### [Your goal]
Everything in the listing except the pictures should be written out exactly.

### [Data block]
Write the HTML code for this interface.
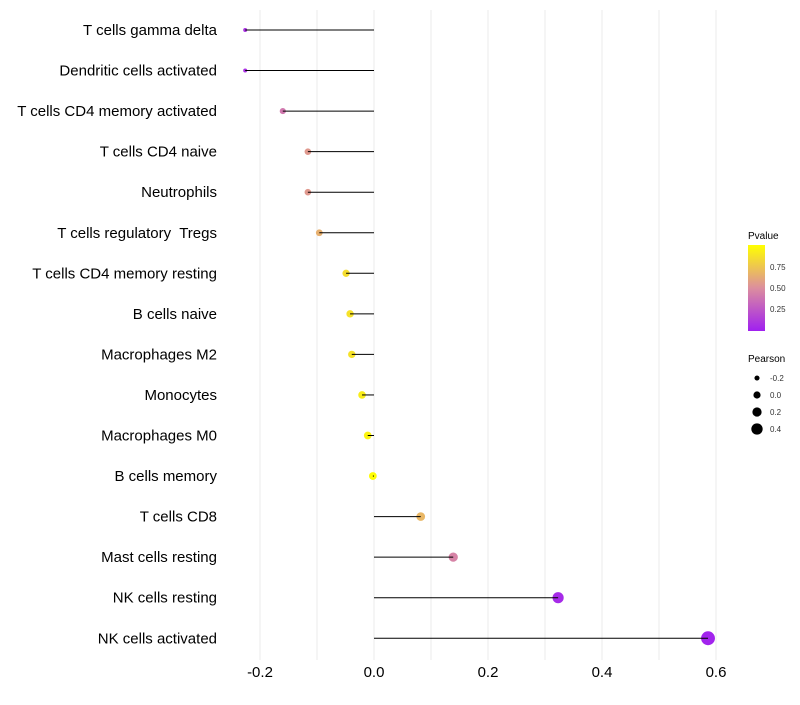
<!DOCTYPE html>
<html><head><meta charset="utf-8"><style>
body{margin:0;background:#fff;font-family:"Liberation Sans",sans-serif;}
text{white-space:pre;}
</style></head><body>
<svg width="800" height="700" id="chart" font-family="Liberation Sans, sans-serif">
<defs><linearGradient id="pg" x1="0" y1="1" x2="0" y2="0">
<stop offset="0" stop-color="#A020F0"/><stop offset="0.5" stop-color="#DC8E9E"/><stop offset="1" stop-color="#FFFF00"/>
</linearGradient></defs>
<g id="grid"></g><g id="marks"></g><g id="axes"></g>
<g>
<text x="748" y="239" font-size="10">Pvalue</text>
<rect x="748" y="245" width="17" height="86" fill="url(#pg)"/>
<g font-size="8" fill="#333">
<text x="770" y="270">0.75</text><text x="770" y="291">0.50</text><text x="770" y="312">0.25</text>
</g>
<text x="748" y="362" font-size="10">Pearson</text>
<g id="sizeLegend" font-size="8" fill="#333"></g>
</g>
</svg>
<script>
const categories=["T cells gamma delta","Dendritic cells activated","T cells CD4 memory activated","T cells CD4 naive","Neutrophils","T cells regulatory  Tregs","T cells CD4 memory resting","B cells naive","Macrophages M2","Monocytes","Macrophages M0","B cells memory","T cells CD8","Mast cells resting","NK cells resting","NK cells activated"];
const pearson=[-0.226,-0.226,-0.160,-0.116,-0.116,-0.096,-0.049,-0.042,-0.039,-0.021,-0.011,-0.002,0.082,0.139,0.323,0.586];
const pvalue=[0.08,0.08,0.40,0.55,0.55,0.65,0.85,0.87,0.87,0.92,0.95,0.99,0.68,0.45,0.05,0.02];
const xTicks=[-0.2,0.0,0.2,0.4,0.6];
const sizeLegendValues=[-0.2,0.0,0.2,0.4];
const NS="http://www.w3.org/2000/svg";
const x=v=>374+v*570;
const y=i=>30+i*40.55;
const r=v=>v<-0.2?2:3.9+5.2*v;
function lerp(a,b,t){return a.map((c,k)=>Math.round(c+(b[k]-c)*t));}
function color(p){const s0=[160,32,240],s1=[220,142,158],s2=[255,255,0];
const c=p<0.5?lerp(s0,s1,p/0.5):lerp(s1,s2,(p-0.5)/0.5);return `rgb(${c.join(',')})`;}
function mk(tag,attrs,parent){const e=document.createElementNS(NS,tag);for(const k in attrs)e.setAttribute(k,attrs[k]);parent.appendChild(e);return e;}
const grid=document.getElementById('grid'),marks=document.getElementById('marks'),axes=document.getElementById('axes');
for(let v=-0.2;v<=0.65;v+=0.1){const g=mk('line',{x1:x(v),x2:x(v),y1:10,y2:660,stroke:'#ebebeb','stroke-width':1},grid);

}
categories.forEach((c,i)=>{
const pt=mk('circle',{cx:x(pearson[i]),cy:y(i),r:r(pearson[i]),fill:color(pvalue[i])},marks);


const ln=mk('line',{x1:x(0),x2:x(pearson[i]),y1:y(i),y2:y(i),stroke:'#000','stroke-width':1},marks);


const t=mk('text',{x:217,y:y(i)+5,'text-anchor':'end','font-size':15,fill:'#000'},axes);
t.textContent=c;


});
xTicks.forEach(v=>{const t=mk('text',{x:x(v),y:677,'text-anchor':'middle','font-size':15,fill:'#000'},axes);
t.textContent=v.toFixed(1);

});
const sl=document.getElementById('sizeLegend');
sizeLegendValues.forEach((v,i)=>{const cy=378+i*17;
const c=mk('circle',{cx:757,cy:cy,r:r(v)-0.3,fill:'#000'},sl);


const t=mk('text',{x:770,y:cy+3},sl);t.textContent=v.toFixed(1);

});
</script>
</body></html>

### [Problem solution]
Write the HTML code for this interface.
<!DOCTYPE html>
<html><head><meta charset="utf-8"><style>
body{margin:0;background:#fff;font-family:"Liberation Sans",sans-serif;}
text{white-space:pre;}
</style></head><body>
<svg width="800" height="700" id="chart" font-family="Liberation Sans, sans-serif">
<defs><linearGradient id="pg" x1="0" y1="1" x2="0" y2="0">
<stop offset="0" stop-color="#A020F0"/><stop offset="0.5" stop-color="#DC8E9E"/><stop offset="1" stop-color="#FFFF00"/>
</linearGradient></defs>
<g id="grid"></g><g id="marks"></g><g id="axes"></g>
<g>
<text x="748" y="239" font-size="10">Pvalue</text>
<rect x="748" y="245" width="17" height="86" fill="url(#pg)"/>
<g font-size="8" fill="#333">
<text x="770" y="270">0.75</text><text x="770" y="291">0.50</text><text x="770" y="312">0.25</text>
</g>
<text x="748" y="362" font-size="10">Pearson</text>
<g id="sizeLegend" font-size="8" fill="#333"></g>
</g>
</svg>
<script>
const categories=["T cells gamma delta","Dendritic cells activated","T cells CD4 memory activated","T cells CD4 naive","Neutrophils","T cells regulatory  Tregs","T cells CD4 memory resting","B cells naive","Macrophages M2","Monocytes","Macrophages M0","B cells memory","T cells CD8","Mast cells resting","NK cells resting","NK cells activated"];
const pearson=[-0.226,-0.226,-0.160,-0.116,-0.116,-0.096,-0.049,-0.042,-0.039,-0.021,-0.011,-0.002,0.082,0.139,0.323,0.586];
const pvalue=[0.08,0.08,0.40,0.55,0.55,0.65,0.85,0.87,0.87,0.92,0.95,0.99,0.68,0.45,0.05,0.02];
const xTicks=[-0.2,0.0,0.2,0.4,0.6];
const sizeLegendValues=[-0.2,0.0,0.2,0.4];
const NS="http://www.w3.org/2000/svg";
const x=v=>374+v*570;
const y=i=>30+i*40.55;
const r=v=>v<-0.2?2:3.9+5.2*v;
function lerp(a,b,t){return a.map((c,k)=>Math.round(c+(b[k]-c)*t));}
function color(p){const s0=[160,32,240],s1=[220,142,158],s2=[255,255,0];
const c=p<0.5?lerp(s0,s1,p/0.5):lerp(s1,s2,(p-0.5)/0.5);return `rgb(${c.join(',')})`;}
function mk(tag,attrs,parent){const e=document.createElementNS(NS,tag);for(const k in attrs)e.setAttribute(k,attrs[k]);parent.appendChild(e);return e;}
const grid=document.getElementById('grid'),marks=document.getElementById('marks'),axes=document.getElementById('axes');
for(let v=-0.2;v<=0.65;v+=0.1){const g=mk('line',{x1:x(v),x2:x(v),y1:10,y2:660,stroke:'#ebebeb','stroke-width':1},grid);

}
categories.forEach((c,i)=>{
const pt=mk('circle',{cx:x(pearson[i]),cy:y(i),r:r(pearson[i]),fill:color(pvalue[i])},marks);


const ln=mk('line',{x1:x(0),x2:x(pearson[i]),y1:y(i),y2:y(i),stroke:'#000','stroke-width':1},marks);


const t=mk('text',{x:217,y:y(i)+5,'text-anchor':'end','font-size':15,fill:'#000'},axes);
t.textContent=c;


});
xTicks.forEach(v=>{const t=mk('text',{x:x(v),y:677,'text-anchor':'middle','font-size':15,fill:'#000'},axes);
t.textContent=v.toFixed(1);

});
const sl=document.getElementById('sizeLegend');
sizeLegendValues.forEach((v,i)=>{const cy=378+i*17;
const c=mk('circle',{cx:757,cy:cy,r:r(v)-0.3,fill:'#000'},sl);


const t=mk('text',{x:770,y:cy+3},sl);t.textContent=v.toFixed(1);

});
</script>
</body></html>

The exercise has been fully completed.